Pacific uses this series as a way to let students and community members get access to a variety of musical performances.

This school year, five professional groups of musicians were booked throughout the fall and spring semester.

“The series is in it’s 22nd year, so it’s been around as long as the Taylor Meade Performing Arts Center has been around,” Director of Events Paula Thatcher said. “We’ve been bringing in professional musicians for a series that is open to the public. We have a lot of community members, faculty and staff who attend the events, and once in a while we get students.”

The season started off on Oct. 17 with the acapella vocal group, m-pact, who were rewarded with positive reviews from their audience in Taylor Meade.

“Our next show is the Quebe sisters,” Thatcher said. “They are country swing group [of] three sisters that are fiddle champions from Texas, and they also sing, so that’s really selling well.”

The Quebe Sisters will be performing on Saturday, Nov. 14 at 7:30 p.m. For the spring term, students can also expect the mobile guitar festival, International Guitar Night, to be arriving on Saturday, Jan. 30 for their 2016 tour.

The year will feature German jazz guitarist Lulo Reinhardt, English fingerstyle guitarist Mike Dawes and showman Andrew Krengel. Further into the spring, the musical ensemble Darlingside will be on campus on Saturday, March 12 to bring Forest Grove a blend of 1960’s style folk and indie-rock music.

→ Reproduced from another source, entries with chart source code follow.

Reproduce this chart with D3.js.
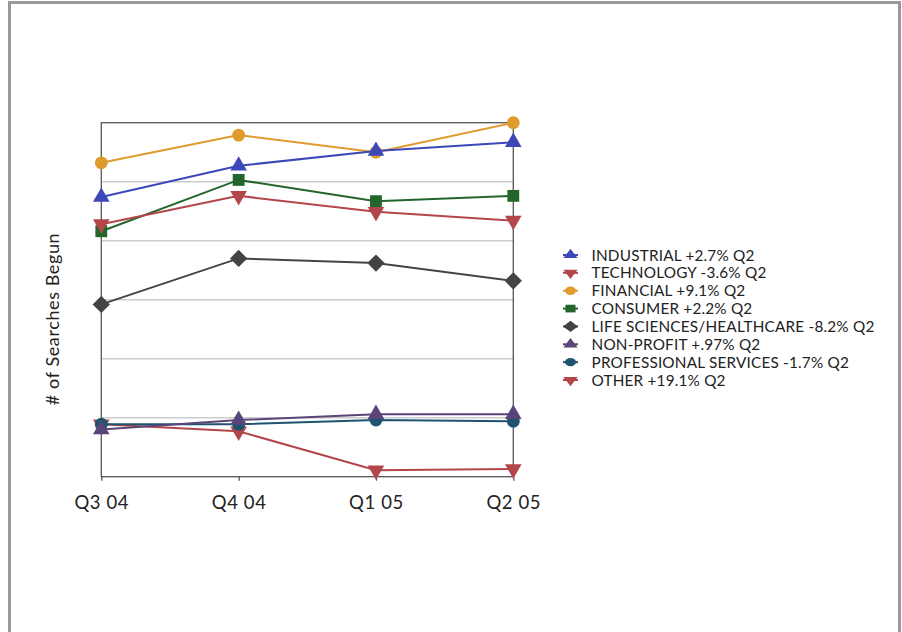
<!DOCTYPE html>
<html>
<head>
<meta charset="utf-8">
<script src="https://cdn.jsdelivr.net/npm/d3@7"></script>
<style>
  body { margin: 0; background: #fff; }
  text { font-family: Lato, "Open Sans", sans-serif; fill: #222; }
</style>
</head>
<body>
<div id="chart"></div>
<script>
// quarters on the x axis
var quarters = ["Q3 04", "Q4 04", "Q1 05", "Q2 05"];

// series names as shown in the legend
var seriesNames = [
    "INDUSTRIAL +2.7% Q2",
    "TECHNOLOGY -3.6% Q2",
    "FINANCIAL +9.1% Q2",
    "CONSUMER +2.2% Q2",
    "LIFE SCIENCES/HEALTHCARE -8.2% Q2",
    "NON-PROFIT +.97% Q2",
    "PROFESSIONAL SERVICES -1.7% Q2",
    "OTHER +19.1% Q2"
];

// values (no axis labels, so arbitrary gridline units)
var industrial = [4.74, 5.27, 5.52, 5.67];
var technology = [4.28, 4.76, 4.49, 4.34];
var financial = [5.32, 5.79, 5.50, 6.0];
var consumer = [4.16, 5.03, 4.67, 4.76];
var lifeSciences = [2.92, 3.70, 3.62, 3.32];
var nonProfit = [0.80, 0.96, 1.06, 1.06];
var professional = [0.89, 0.89, 0.96, 0.94];
var other = [0.89, 0.77, 0.11, 0.13];

var seriesValues = [industrial, technology, financial, consumer, lifeSciences, nonProfit, professional, other];

var colors = ["#3d48b8", "#b3464a", "#e09b2d", "#23652b", "#444444", "#5a4479", "#1e5470", "#b3464a"];
var markers = ["up", "down", "circle", "square", "diamond", "up", "circle", "down"];

var svgWidth = 902;
var svgHeight = 632;

var margin = { top: 122.7, left: 101.3 };
var width = 412;
var height = 354;

var svg = d3.select("#chart")
    .append("svg")
    .attr("width", svgWidth)
    .attr("height", svgHeight);

// outer frame
svg.append("rect")
    .attr("x", 9.5)
    .attr("y", 2.5)
    .attr("width", 890)
    .attr("height", 640)
    .attr("fill", "none")
    .attr("stroke", "#999")
    .attr("stroke-width", 3);

var chartGroup = svg.append("g")
    .attr("transform", `translate(${margin.left}, ${margin.top})`);

var xScale = d3.scalePoint()
    .domain(quarters)
    .range([0, width])
    .padding(0);

var yScale = d3.scaleLinear()
    .domain([0, 6])
    .range([height, 0]);

// gridlines
chartGroup.append("g")
    .selectAll("line")
    .data([1, 2, 3, 4, 5])
    .enter()
    .append("line")
    .attr("x1", 0)
    .attr("x2", width)
    .attr("y1", d => yScale(d))
    .attr("y2", d => yScale(d))
    .attr("stroke", "#cccccc")
    .attr("stroke-width", 1.5);

// plot box
chartGroup.append("rect")
    .attr("width", width)
    .attr("height", height)
    .attr("fill", "none")
    .attr("stroke", "#555")
    .attr("stroke-width", 1.3);

// x axis
var xAxis = d3.axisBottom(xScale).tickSize(4).tickPadding(15);
var xAxisGroup = chartGroup.append("g")
    .attr("transform", `translate(0, ${height})`)
    .call(xAxis);
xAxisGroup.select(".domain").remove();
xAxisGroup.selectAll("line").attr("stroke", "#555").attr("stroke-width", 1.3);
xAxisGroup.selectAll("text")
    .attr("font-size", 18.5)
    .attr("letter-spacing", 0.6)
    .attr("font-family", "Lato, sans-serif")
    .attr("fill", "#222");

// y axis label
svg.append("text")
    .attr("transform", "translate(59, 319) rotate(-90)")
    .attr("text-anchor", "middle")
    .attr("font-size", 18)
    .attr("letter-spacing", 0.6)
    .text("# of Searches Begun");

function markerPath(type) {
    if (type === "up") return d3.symbol(d3.symbolTriangle, 120)();
    if (type === "down") return d3.symbol(d3.symbolTriangle, 120)();
    if (type === "circle") return d3.symbol(d3.symbolCircle, 130)();
    if (type === "square") return d3.symbol(d3.symbolSquare, 140)();
    return d3.symbol(d3.symbolSquare, 150)();
}
function markerRotate(type) {
    if (type === "down") return 180;
    if (type === "diamond") return 45;
    return 0;
}

var line = d3.line()
    .x((d, i) => xScale(quarters[i]))
    .y(d => yScale(d));

// draw in reverse so the first series ends up on top
var order = d3.range(seriesValues.length).reverse();
order.forEach(function (s) {
    var g = chartGroup.append("g");
    g.append("path")
        .datum(seriesValues[s])
        .attr("d", line)
        .attr("fill", "none")
        .attr("stroke", colors[s])
        .attr("stroke-width", 2);
    g.selectAll("path.mark")
        .data(seriesValues[s])
        .enter()
        .append("path")
        .attr("class", "mark")
        .attr("d", markerPath(markers[s]))
        .attr("transform", (d, i) => `translate(${xScale(quarters[i])}, ${yScale(d)}) rotate(${markerRotate(markers[s])})`)
        .attr("fill", colors[s]);
});

// legend
var legend = svg.append("g")
    .attr("transform", "translate(570.5, 255)");

var legendRows = legend.selectAll("g")
    .data(seriesNames)
    .enter()
    .append("g")
    .attr("transform", (d, i) => `translate(0, ${i * 17.86})`);

legendRows.append("line")
    .attr("x1", -7.5)
    .attr("x2", 7.5)
    .attr("stroke", (d, i) => colors[i])
    .attr("stroke-width", 2);

legendRows.append("path")
    .attr("d", (d, i) => markerPath(markers[i]))
    .attr("transform", (d, i) => `scale(0.85, 0.65) rotate(${markerRotate(markers[i])})`)
    .attr("fill", (d, i) => colors[i]);

legendRows.append("text")
    .attr("x", 21)
    .attr("dy", "0.36em")
    .attr("font-size", 15.3)
    .attr("letter-spacing", 0.2)
    .text(d => d);
</script>
</body>
</html>
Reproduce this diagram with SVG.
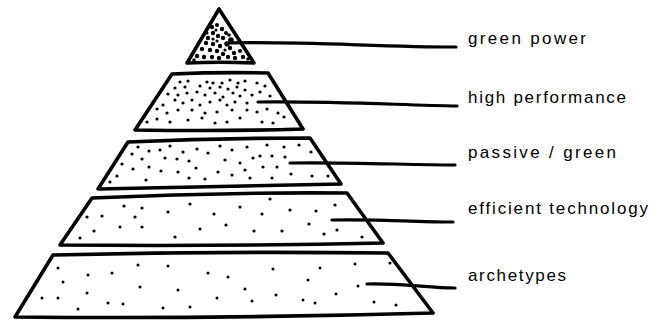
<svg xmlns="http://www.w3.org/2000/svg" width="656" height="320" viewBox="0 0 656 320">
<style>
.tier{fill:#fff;stroke:#000;stroke-width:3.6;stroke-linejoin:round;stroke-linecap:round}
.lead{fill:none;stroke:#000;stroke-width:3.2;stroke-linecap:round}
.d circle{fill:#000}
.lbl{font-family:"Liberation Sans","DejaVu Sans",sans-serif;font-size:17px;fill:#000}
</style>
<rect width="656" height="320" fill="#fff"/>
<g id="tier-green-power">
<path class="tier" d="M219,9 L187,63 Q220,61.5 254,63 Z"/>
<g class="d">
<circle cx="212" cy="27" r="2.2"/><circle cx="217" cy="25" r="2"/><circle cx="222" cy="29" r="2.2"/><circle cx="226" cy="33" r="2"/><circle cx="216" cy="30" r="1.6"/>
<circle cx="213" cy="33" r="2.2"/><circle cx="208" cy="38" r="2.2"/><circle cx="218" cy="36" r="2.2"/><circle cx="223" cy="38" r="2.2"/><circle cx="213" cy="39" r="1.6"/>
<circle cx="206" cy="43" r="2.2"/><circle cx="213" cy="44" r="2.2"/><circle cx="220" cy="46" r="2.2"/><circle cx="230" cy="48" r="2.2"/><circle cx="225" cy="50" r="1.6"/><circle cx="217" cy="41" r="1.6"/>
<circle cx="202" cy="49" r="2.2"/><circle cx="210" cy="50" r="2.2"/><circle cx="217" cy="51" r="2.2"/><circle cx="223" cy="54" r="2.2"/><circle cx="234" cy="53" r="2.2"/><circle cx="240" cy="51" r="2"/>
<circle cx="197" cy="56" r="2.2"/><circle cx="204" cy="57" r="2.2"/><circle cx="212" cy="57" r="2.2"/><circle cx="219" cy="58" r="2.2"/><circle cx="228" cy="57" r="2.2"/><circle cx="235" cy="58" r="2.2"/><circle cx="243" cy="57" r="2.2"/><circle cx="248" cy="59" r="1.8"/>
<circle cx="194" cy="60" r="1.8"/><circle cx="227" cy="44" r="2.6"/><circle cx="231" cy="40" r="2.8"/><circle cx="207" cy="33" r="1.6"/><circle cx="229" cy="35" r="1.8"/>
</g>
<text class="lbl" x="468" y="44" textLength="118" lengthAdjust="spacing">green power</text>
</g>
<g id="tier-high-performance">
<path class="tier" d="M172,74 Q220,72 268,73 L303,129 Q220,131.5 135,130 Z"/>
<g class="d">
<circle cx="180" cy="82" r="1.6"/><circle cx="188" cy="81" r="1.6"/><circle cx="207" cy="82" r="1.6"/><circle cx="213" cy="83" r="1.6"/><circle cx="222" cy="83" r="1.6"/><circle cx="230" cy="80" r="1.6"/><circle cx="238" cy="83" r="1.6"/><circle cx="245" cy="81" r="1.6"/><circle cx="257" cy="83" r="1.6"/>
<circle cx="175" cy="88" r="1.6"/><circle cx="185" cy="87" r="1.6"/><circle cx="200" cy="86" r="1.6"/><circle cx="210" cy="88" r="1.6"/><circle cx="220" cy="87" r="1.6"/><circle cx="228" cy="89" r="1.6"/><circle cx="237" cy="87" r="1.6"/><circle cx="245" cy="90" r="1.6"/><circle cx="260" cy="92" r="1.6"/><circle cx="265" cy="86" r="1.6"/>
<circle cx="168" cy="94" r="1.6"/><circle cx="178" cy="95" r="1.6"/><circle cx="187" cy="93" r="1.6"/><circle cx="197" cy="92" r="1.6"/><circle cx="205" cy="95" r="1.6"/><circle cx="215" cy="93" r="1.6"/><circle cx="223" cy="97" r="1.6"/><circle cx="233" cy="93" r="1.6"/><circle cx="240" cy="96" r="1.6"/><circle cx="252" cy="95" r="1.6"/><circle cx="270" cy="96" r="1.6"/>
<circle cx="163" cy="105" r="1.6"/><circle cx="175" cy="100" r="1.6"/><circle cx="183" cy="103" r="1.6"/><circle cx="192" cy="100" r="1.6"/><circle cx="200" cy="105" r="1.6"/><circle cx="210" cy="102" r="1.6"/><circle cx="220" cy="100" r="1.6"/><circle cx="227" cy="105" r="1.6"/><circle cx="235" cy="102" r="1.6"/><circle cx="247" cy="103" r="1.6"/>
<circle cx="157" cy="109" r="1.6"/><circle cx="167" cy="113" r="1.6"/><circle cx="178" cy="110" r="1.6"/><circle cx="192" cy="110" r="1.6"/><circle cx="205" cy="113" r="1.6"/><circle cx="217" cy="112" r="1.6"/><circle cx="232" cy="110" r="1.6"/><circle cx="247" cy="110" r="1.6"/><circle cx="257" cy="112" r="1.6"/><circle cx="267" cy="109" r="1.6"/><circle cx="278" cy="113" r="1.6"/><circle cx="284" cy="117" r="1.6"/>
<circle cx="157" cy="119" r="1.6"/><circle cx="170" cy="122" r="1.6"/><circle cx="188" cy="120" r="1.6"/><circle cx="202" cy="118" r="1.6"/><circle cx="215" cy="123" r="1.6"/><circle cx="227" cy="122" r="1.6"/><circle cx="240" cy="118" r="1.6"/><circle cx="262" cy="122" r="1.6"/><circle cx="273" cy="123" r="1.6"/><circle cx="147" cy="122" r="1.6"/>
</g>
<text class="lbl" x="468" y="103" textLength="158" lengthAdjust="spacing">high performance</text>
</g>
<g id="tier-passive-green">
<path class="tier" d="M128,142 Q220,138 310,138 L341,184 Q220,187 98,189 Z"/>
<g class="d">
<circle cx="138" cy="147" r="1.6"/><circle cx="149" cy="151" r="1.6"/><circle cx="170" cy="146" r="1.6"/><circle cx="132" cy="154" r="1.6"/><circle cx="142" cy="159" r="1.6"/><circle cx="165" cy="158" r="1.6"/><circle cx="177" cy="159" r="1.6"/><circle cx="183" cy="152" r="1.6"/><circle cx="189" cy="161" r="1.6"/><circle cx="197" cy="149" r="1.6"/><circle cx="208" cy="153" r="1.6"/>
<circle cx="122" cy="164" r="1.6"/><circle cx="133" cy="169" r="1.6"/><circle cx="149" cy="167" r="1.6"/><circle cx="161" cy="171" r="1.6"/><circle cx="178" cy="172" r="1.6"/><circle cx="196" cy="168" r="1.6"/><circle cx="117" cy="176" r="1.6"/><circle cx="146" cy="180" r="1.6"/><circle cx="189" cy="178" r="1.6"/><circle cx="205" cy="179" r="1.6"/>
<circle cx="267" cy="145" r="1.6"/><circle cx="284" cy="147" r="1.6"/><circle cx="299" cy="145" r="1.6"/><circle cx="260" cy="156" r="1.6"/><circle cx="272" cy="156" r="1.6"/><circle cx="285" cy="157" r="1.6"/><circle cx="263" cy="167" r="1.6"/><circle cx="277" cy="167" r="1.6"/><circle cx="291" cy="174" r="1.6"/><circle cx="312" cy="176" r="1.6"/><circle cx="328" cy="176" r="1.6"/><circle cx="272" cy="178" r="1.6"/><circle cx="311" cy="152" r="1.6"/>
<circle cx="220" cy="146" r="1.6"/><circle cx="232" cy="150" r="1.6"/><circle cx="247" cy="147" r="1.6"/><circle cx="225" cy="160" r="1.6"/><circle cx="240" cy="163" r="1.6"/><circle cx="253" cy="158" r="1.6"/><circle cx="218" cy="172" r="1.6"/><circle cx="232" cy="175" r="1.6"/><circle cx="250" cy="178" r="1.6"/><circle cx="245" cy="170" r="1.6"/><circle cx="160" cy="150" r="1.6"/><circle cx="110" cy="182" r="1.6"/>
</g>
<text class="lbl" x="468" y="158" textLength="148" lengthAdjust="spacing">passive / green</text>
</g>
<g id="tier-efficient-technology">
<path class="tier" d="M92,198 Q220,192 347,193 L383,243 Q220,246.5 60,245 Z"/>
<g class="d">
<circle cx="124" cy="206" r="1.6"/><circle cx="142" cy="208" r="1.6"/><circle cx="87" cy="217" r="1.6"/><circle cx="102" cy="216" r="1.6"/><circle cx="135" cy="217" r="1.6"/><circle cx="168" cy="212" r="1.6"/><circle cx="94" cy="231" r="1.6"/><circle cx="120" cy="227" r="1.6"/><circle cx="142" cy="227" r="1.6"/>
<circle cx="290" cy="210" r="1.6"/><circle cx="316" cy="211" r="1.6"/><circle cx="335" cy="205" r="1.6"/><circle cx="309" cy="224" r="1.6"/><circle cx="282" cy="231" r="1.6"/><circle cx="324" cy="234" r="1.6"/><circle cx="337" cy="230" r="1.6"/><circle cx="362" cy="237" r="1.6"/>
<circle cx="190" cy="204" r="1.6"/><circle cx="214" cy="214" r="1.6"/><circle cx="240" cy="207" r="1.6"/><circle cx="262" cy="214" r="1.6"/><circle cx="200" cy="229" r="1.6"/><circle cx="226" cy="225" r="1.6"/><circle cx="254" cy="231" r="1.6"/><circle cx="175" cy="237" r="1.6"/><circle cx="80" cy="238" r="1.6"/><circle cx="270" cy="199" r="1.6"/>
</g>
<text class="lbl" x="468" y="214" textLength="180" lengthAdjust="spacing">efficient technology</text>
</g>
<g id="tier-archetypes">
<path class="tier" d="M53,255 Q220,251 388,253 L433,313 Q220,319 15,317 Z"/>
<g class="d">
<circle cx="58" cy="268" r="1.5"/><circle cx="88" cy="275" r="1.5"/><circle cx="112" cy="273" r="1.5"/><circle cx="138" cy="265" r="1.5"/><circle cx="168" cy="266" r="1.5"/><circle cx="208" cy="273" r="1.5"/><circle cx="228" cy="277" r="1.5"/><circle cx="273" cy="269" r="1.5"/><circle cx="320" cy="268" r="1.5"/><circle cx="355" cy="264" r="1.5"/><circle cx="390" cy="263" r="1.5"/>
<circle cx="63" cy="282" r="1.5"/><circle cx="87" cy="293" r="1.5"/><circle cx="140" cy="287" r="1.5"/><circle cx="178" cy="290" r="1.5"/><circle cx="245" cy="289" r="1.5"/><circle cx="308" cy="280" r="1.5"/><circle cx="358" cy="286" r="1.5"/>
<circle cx="42" cy="298" r="1.5"/><circle cx="58" cy="298" r="1.5"/><circle cx="108" cy="303" r="1.5"/><circle cx="123" cy="304" r="1.5"/><circle cx="217" cy="298" r="1.5"/><circle cx="252" cy="301" r="1.5"/><circle cx="276" cy="295" r="1.5"/><circle cx="303" cy="300" r="1.5"/><circle cx="315" cy="303" r="1.5"/><circle cx="336" cy="294" r="1.5"/>
<circle cx="78" cy="309" r="1.5"/><circle cx="163" cy="308" r="1.5"/><circle cx="190" cy="307" r="1.5"/><circle cx="374" cy="302" r="1.5"/><circle cx="396" cy="305" r="1.5"/>
</g>
<text class="lbl" x="468" y="281" textLength="98" lengthAdjust="spacing">archetypes</text>
</g>
<g id="connectors">
<path class="lead" d="M226,43 C300,41 380,47 456,47"/>
<path class="lead" d="M258,102 C330,101 400,105 457,106"/>
<path class="lead" d="M290,163 C350,162 410,165 455,165"/>
<path class="lead" d="M332,220 C380,219 420,222 453,222"/>
<path class="lead" d="M367,284 C400,283 430,288 455,288"/>
</g>
</svg>
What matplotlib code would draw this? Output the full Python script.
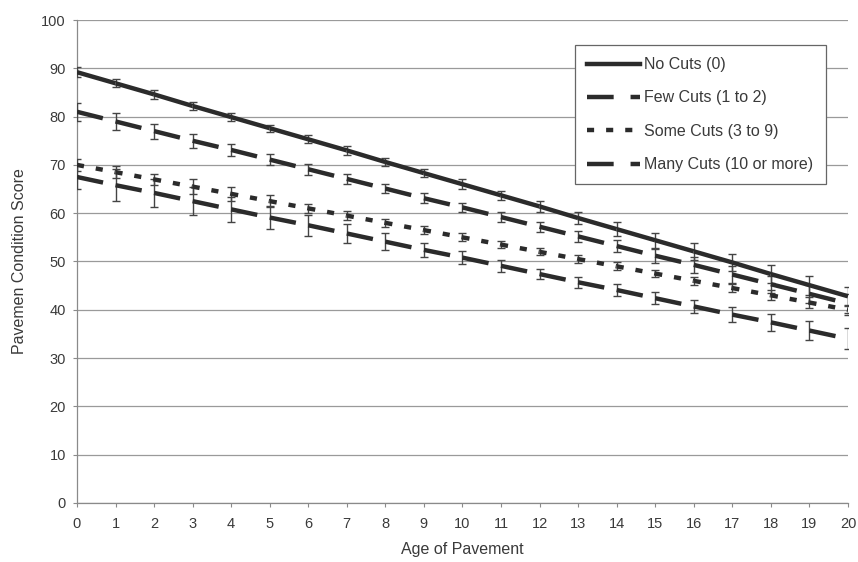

“We end with Karl Barnoff, who’s a singer-songwriter from the 1970’s and 1980’s, “ Thatcher said. “And she’s almost sold out already and that’s on April 2. It’s quite different groups, so they appeal to different audiences, we have people coming in from all over to see like a certain group.”

Thatcher strongly recommends that people, especially students, take advantage of these performances.

“We love to get students,” Thatcher said. “We have to market our shows to students a little more, because students are kind of wrapped up in their own music taste a lot of times. We give students half- priced tickets and try to encourage them to go to these things. I think the students that come to them really get a lot out of them.”